Exercise requirements:
Transcribe the listing in full, excluding any pictures.
#####
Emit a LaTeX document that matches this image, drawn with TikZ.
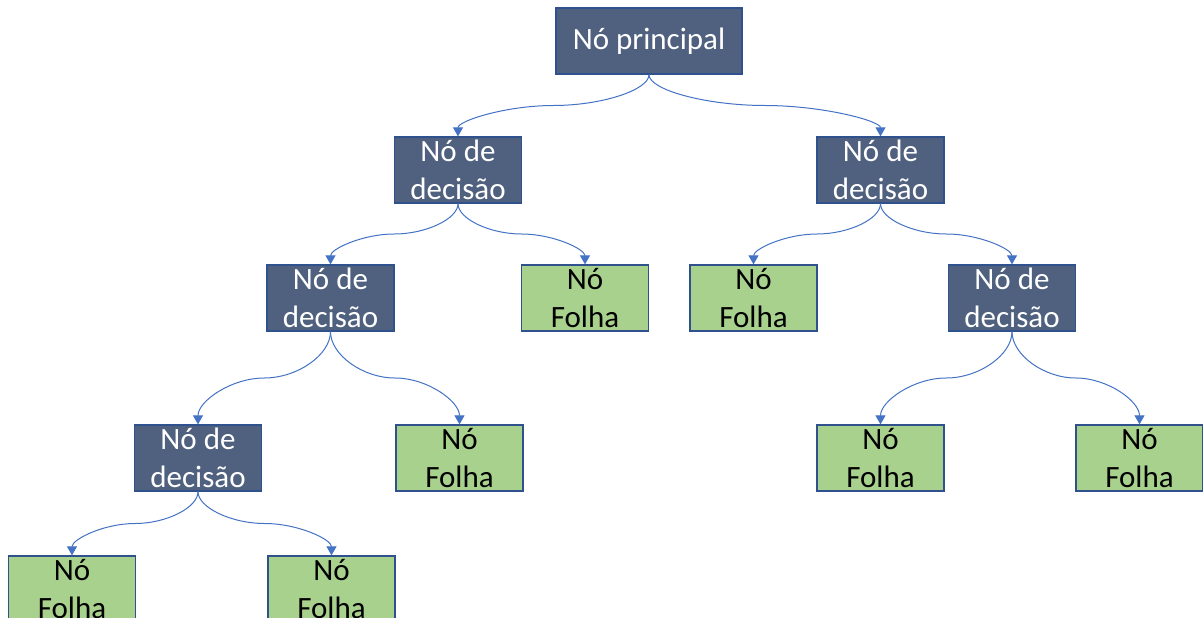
\documentclass[tikz,border=0pt]{standalone}
\usepackage{fontspec}
\setmainfont{Carlito}
\usetikzlibrary{arrows.meta,calc}
\definecolor{slate}{HTML}{50617F}
\definecolor{leafgreen}{HTML}{A9D18E}
\definecolor{edgeblue}{HTML}{2F528F}
\definecolor{linkblue}{HTML}{4472C4}
\tikzset{
  box/.style={draw=edgeblue, line width=1.3pt, minimum width=127pt,
    minimum height=66pt, inner sep=0pt, align=center,
    font=\fontsize{31}{38}\selectfont},
  decision/.style={box, fill=slate, text=white},
  leaf/.style={box, fill=leafgreen, text=black},
  link/.style={draw=linkblue, line width=1pt,
    -{Triangle[length=9pt,width=10pt]}}
}
% S-shaped curved connector from the bottom of #1 to the top of #2,
% horizontal tangent halfway down
\newcommand\branch[2]{%
  \draw[link] let \p1=(#1.south), \p2=(#2.north) in
    (\p1) .. controls (\x1,{\y1+(\y2-\y1)/4})
                  and ({\x1+(\x2-\x1)/4},{(\y1+\y2)/2})
          .. ({(\x1+\x2)/2},{(\y1+\y2)/2})
          .. controls ({\x1+3*(\x2-\x1)/4},{(\y1+\y2)/2})
                  and (\x2,{\y1+3*(\y2-\y1)/4})
          .. (\p2);}
\begin{document}
\begin{tikzpicture}[x=1pt,y=-1pt]
  \fill[white] (0,0) rectangle (1203,618);
  \useasboundingbox (0,0) rectangle (1203,618);

  \node[decision, minimum width=186pt] (root) at (649,41) {Nó principal};

  \node[decision] (dl1) at (458,170) {Nó de\\decisão};
  \node[decision] (dr1) at (880.5,170) {Nó de\\decisão};

  \node[decision] (dl2) at (330.5,298) {Nó de\\decisão};
  \node[leaf]     (fa)  at (585,298) {Nó\\Folha};
  \node[leaf]     (fb)  at (753.5,298) {Nó\\Folha};
  \node[decision] (dr2) at (1012,298) {Nó de\\decisão};

  \node[decision] (dl3) at (198,458) {Nó de\\decisão};
  \node[leaf]     (fc)  at (459.5,458) {Nó\\Folha};
  \node[leaf]     (fd)  at (880.5,458) {Nó\\Folha};
  \node[leaf]     (fe)  at (1139.5,458) {Nó\\Folha};

  \node[leaf]     (ff)  at (72,589) {Nó\\Folha};
  \node[leaf]     (fg)  at (331.5,589) {Nó\\Folha};

  \branch{root}{dl1}
  \branch{root}{dr1}
  \branch{dl1}{dl2}
  \branch{dl1}{fa}
  \branch{dr1}{fb}
  \branch{dr1}{dr2}
  \branch{dl2}{dl3}
  \branch{dl2}{fc}
  \branch{dr2}{fd}
  \branch{dr2}{fe}
  \branch{dl3}{ff}
  \branch{dl3}{fg}
\end{tikzpicture}
\end{document}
#####
Solution for this exercise:
Emit a LaTeX document that matches this image, drawn with TikZ.
\documentclass[tikz,border=0pt]{standalone}
\usepackage{fontspec}
\setmainfont{Carlito}
\usetikzlibrary{arrows.meta,calc}
\definecolor{slate}{HTML}{50617F}
\definecolor{leafgreen}{HTML}{A9D18E}
\definecolor{edgeblue}{HTML}{2F528F}
\definecolor{linkblue}{HTML}{4472C4}
\tikzset{
  box/.style={draw=edgeblue, line width=1.3pt, minimum width=127pt,
    minimum height=66pt, inner sep=0pt, align=center,
    font=\fontsize{31}{38}\selectfont},
  decision/.style={box, fill=slate, text=white},
  leaf/.style={box, fill=leafgreen, text=black},
  link/.style={draw=linkblue, line width=1pt,
    -{Triangle[length=9pt,width=10pt]}}
}
% S-shaped curved connector from the bottom of #1 to the top of #2,
% horizontal tangent halfway down
\newcommand\branch[2]{%
  \draw[link] let \p1=(#1.south), \p2=(#2.north) in
    (\p1) .. controls (\x1,{\y1+(\y2-\y1)/4})
                  and ({\x1+(\x2-\x1)/4},{(\y1+\y2)/2})
          .. ({(\x1+\x2)/2},{(\y1+\y2)/2})
          .. controls ({\x1+3*(\x2-\x1)/4},{(\y1+\y2)/2})
                  and (\x2,{\y1+3*(\y2-\y1)/4})
          .. (\p2);}
\begin{document}
\begin{tikzpicture}[x=1pt,y=-1pt]
  \fill[white] (0,0) rectangle (1203,618);
  \useasboundingbox (0,0) rectangle (1203,618);

  \node[decision, minimum width=186pt] (root) at (649,41) {Nó principal};

  \node[decision] (dl1) at (458,170) {Nó de\\decisão};
  \node[decision] (dr1) at (880.5,170) {Nó de\\decisão};

  \node[decision] (dl2) at (330.5,298) {Nó de\\decisão};
  \node[leaf]     (fa)  at (585,298) {Nó\\Folha};
  \node[leaf]     (fb)  at (753.5,298) {Nó\\Folha};
  \node[decision] (dr2) at (1012,298) {Nó de\\decisão};

  \node[decision] (dl3) at (198,458) {Nó de\\decisão};
  \node[leaf]     (fc)  at (459.5,458) {Nó\\Folha};
  \node[leaf]     (fd)  at (880.5,458) {Nó\\Folha};
  \node[leaf]     (fe)  at (1139.5,458) {Nó\\Folha};

  \node[leaf]     (ff)  at (72,589) {Nó\\Folha};
  \node[leaf]     (fg)  at (331.5,589) {Nó\\Folha};

  \branch{root}{dl1}
  \branch{root}{dr1}
  \branch{dl1}{dl2}
  \branch{dl1}{fa}
  \branch{dr1}{fb}
  \branch{dr1}{dr2}
  \branch{dl2}{dl3}
  \branch{dl2}{fc}
  \branch{dr2}{fd}
  \branch{dr2}{fe}
  \branch{dl3}{ff}
  \branch{dl3}{fg}
\end{tikzpicture}
\end{document}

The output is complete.